■ TASK GOAL
Your task is to retype, word for word, the lines from the start of the data through the line holding "yticks = [1, 2, 3, 4]". Do not include the pictures.
[START COLLECTED DATA]
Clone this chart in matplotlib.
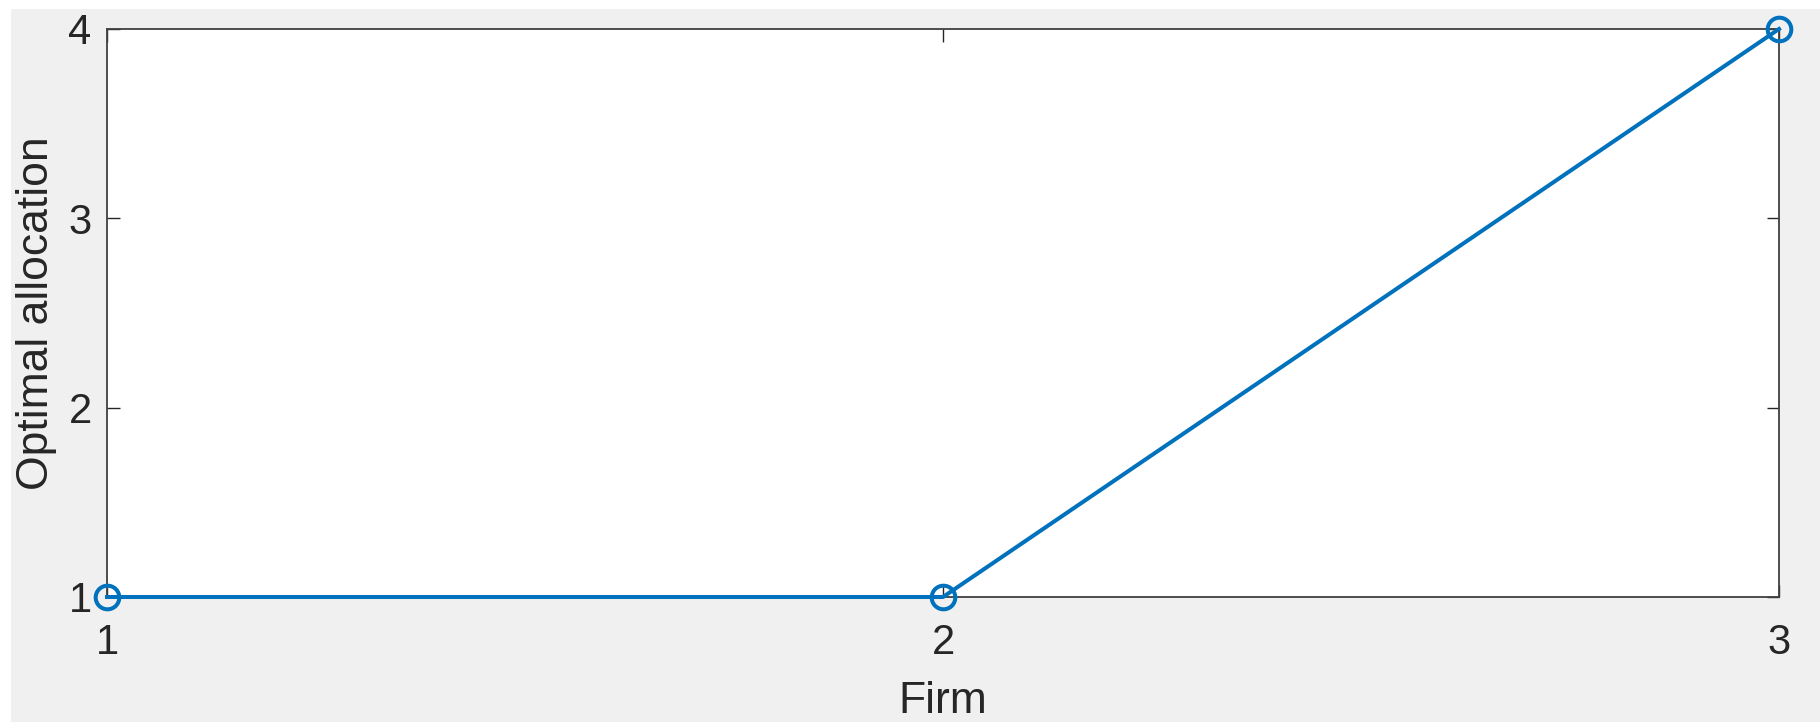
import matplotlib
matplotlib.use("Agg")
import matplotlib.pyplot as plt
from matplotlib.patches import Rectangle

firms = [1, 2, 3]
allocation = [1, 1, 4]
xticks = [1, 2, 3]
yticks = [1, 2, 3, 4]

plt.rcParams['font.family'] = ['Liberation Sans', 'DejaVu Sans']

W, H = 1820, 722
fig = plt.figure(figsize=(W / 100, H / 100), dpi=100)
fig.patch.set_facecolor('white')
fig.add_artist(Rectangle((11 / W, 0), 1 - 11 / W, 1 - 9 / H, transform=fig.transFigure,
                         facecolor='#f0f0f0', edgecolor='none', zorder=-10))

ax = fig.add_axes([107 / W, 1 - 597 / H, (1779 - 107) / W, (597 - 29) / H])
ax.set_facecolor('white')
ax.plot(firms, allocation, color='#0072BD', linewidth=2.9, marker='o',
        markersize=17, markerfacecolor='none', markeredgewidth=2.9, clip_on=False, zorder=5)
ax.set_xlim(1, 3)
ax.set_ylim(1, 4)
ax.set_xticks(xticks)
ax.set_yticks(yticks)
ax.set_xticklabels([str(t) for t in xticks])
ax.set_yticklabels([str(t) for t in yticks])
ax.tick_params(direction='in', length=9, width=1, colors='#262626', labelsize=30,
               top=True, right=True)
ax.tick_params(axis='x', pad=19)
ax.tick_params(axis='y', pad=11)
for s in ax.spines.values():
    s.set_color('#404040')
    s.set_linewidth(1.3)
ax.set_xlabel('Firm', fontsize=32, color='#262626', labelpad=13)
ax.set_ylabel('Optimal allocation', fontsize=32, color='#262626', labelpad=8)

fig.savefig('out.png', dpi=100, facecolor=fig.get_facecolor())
[END COLLECTED DATA]
■ EXERCISE OUTPUT
Clone this chart in matplotlib.
import matplotlib
matplotlib.use("Agg")
import matplotlib.pyplot as plt
from matplotlib.patches import Rectangle

firms = [1, 2, 3]
allocation = [1, 1, 4]
xticks = [1, 2, 3]
yticks = [1, 2, 3, 4]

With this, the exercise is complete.